Sócios na crise
RICARDO NOBLAT
O GLOBO - 06/06/11
Dizer que o problema é só dele, que Dilma desconhecia os seus negócios e que nenhuma crise abala o governo foi, sem dúvida, a fórmula esperta encontrada pelo ministro Antonio Palocci para, nos próximos dias, sair de cena alegando ter prestado um último e relevante serviço à sua chefa e ao PT. Mas a fórmula não resiste a um exame superficial.
O problema de estar sob suspeita de ter enriquecido fazendo tráfico de influência seria só de Palocci se ele não fosse quem é — exarrecadador de recursos da primeira campanha presidencial de Lula, ex-ministro da Fazenda, ex-deputado federal, ex-coordenador da
campanha de Dilma e chefe da Casa Civil da Presidência da República.
A velhinha de Ribeirão Preto pode até acreditar que Palocci não cometeu nenhum deslize. Mas, como homem público, ele deve satisfações à sociedade. Em vez de fazê-lo para preservar a própria reputação, preferiu preservar a identidade dos exclientes de sua empresa de consultoria, a natureza dos serviços que lhes prestou e o quanto ganhou.
Fez sua escolha.

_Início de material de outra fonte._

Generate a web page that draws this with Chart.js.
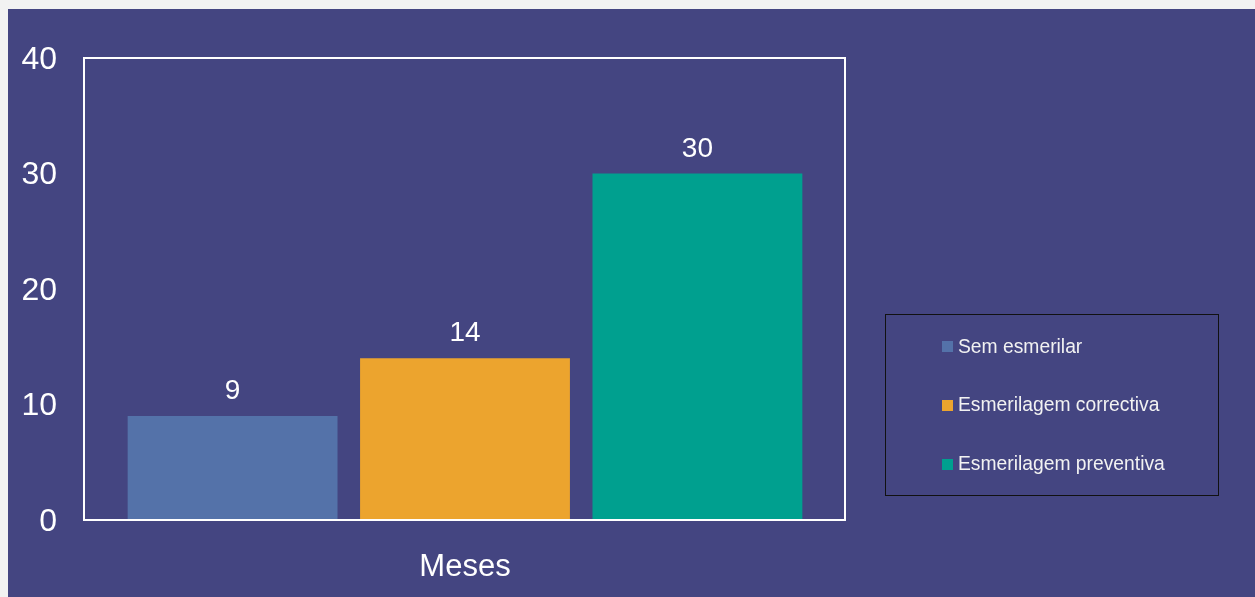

Por sinal, compreensível, levando-se em conta a certeza de que deixará o governo a qualquer momento. Uma vez
que caia pela segunda vez (a primeira foi quando mandou quebrar o sigilo bancário do caseiro que o viu numa mansão de Brasília onde
se faziam negócios e amor), Palocci voltará à procura dos antigos clientes. É justo...
Ao contrário do que possa ter imaginado, Palocci deixou Dilma em situação desconfortável ao dizer que ela ignorava os seus negócios. Primeiro porque é difícil acreditar que ele tenha dito a verdade. Segundo porque, se disse, tem-se que Dilma nomeia ministros sem ao menos reunir informações sobre sua vida pregressa.
Gente indicada pelo PMDB para postos do governo gostaria de ter merecido o mesmo tratamento conferido a Palocci. Se Dilma não soube antes e não procurou saber depois como Palocci enriqueceu de maneira tão súbita, foi duplamente relapsa, sinto muito. Faltou com o dever de cercar-se de cuidados na escolha dos seus auxiliares.
Por omissão, acabou se tornando sócia de Palocci na primeira grave crise que abala seu governo. Sem essa, por favor, de que o governo funciona normalmente. O “fator Palocci” paralisa o governo há mais de 15 dias. Um governo, por sinal, que anda devagar, quase parando, e ainda repleto de cargos a serem preenchidos.
Diante do enfraquecimento do mais poderoso ministro do governo, recrudesceu o apetite dos partidos por mais espaços. No momento, com uma mão, o Congresso oferece a Dilma o que ela lhe pede — o veto a qualquer convocação de Palocci para ir depor ali. Com a outra, nega a aprovação de medidas e aprova projetos que a contrariam.
A crise protagonizada por Palocci serviu para iluminar pontos frágeis da administração Dilma até aqui tolerados com base no entendimento universal de que todo começo de governo é difícil. O principal ponto: o estilo Dilma de governar. Outro: sua inaptidão para a política. Outro ainda: o perfil baixo, quase rasteiro, da equipe que montou.
Dilma continua sendo a centralizadora de sempre. Nada se faz no governo sem o seu conhecimento prévio e concordância. Por temperamento ou falta de experiência, ou pela soma das duas coisas, não gosta e não sabe tocar o jogo rotineiro da política, indispensável para quem deseje manter os apoios conquistados.
Lula sabia fazer política, mas ao lado dele havia um time de ministros que também sabia. O governo de hábeis na articulação política.
Quase todos os ministros morrem de medo de ser destratados por ela. São menos ministros e mais serviçais temerosos e obedientes.
A Dilma serena é uma invenção da mídia.
Coitado do substituto de Palocci! É por isso que aos poucos se dissemina nos meios políticos de Brasília a opinião, por ora apenas sussurrada, de que a crise de fato atende pelo nome de Dilma. Talvez seja ainda muito cedo para se concluir isso.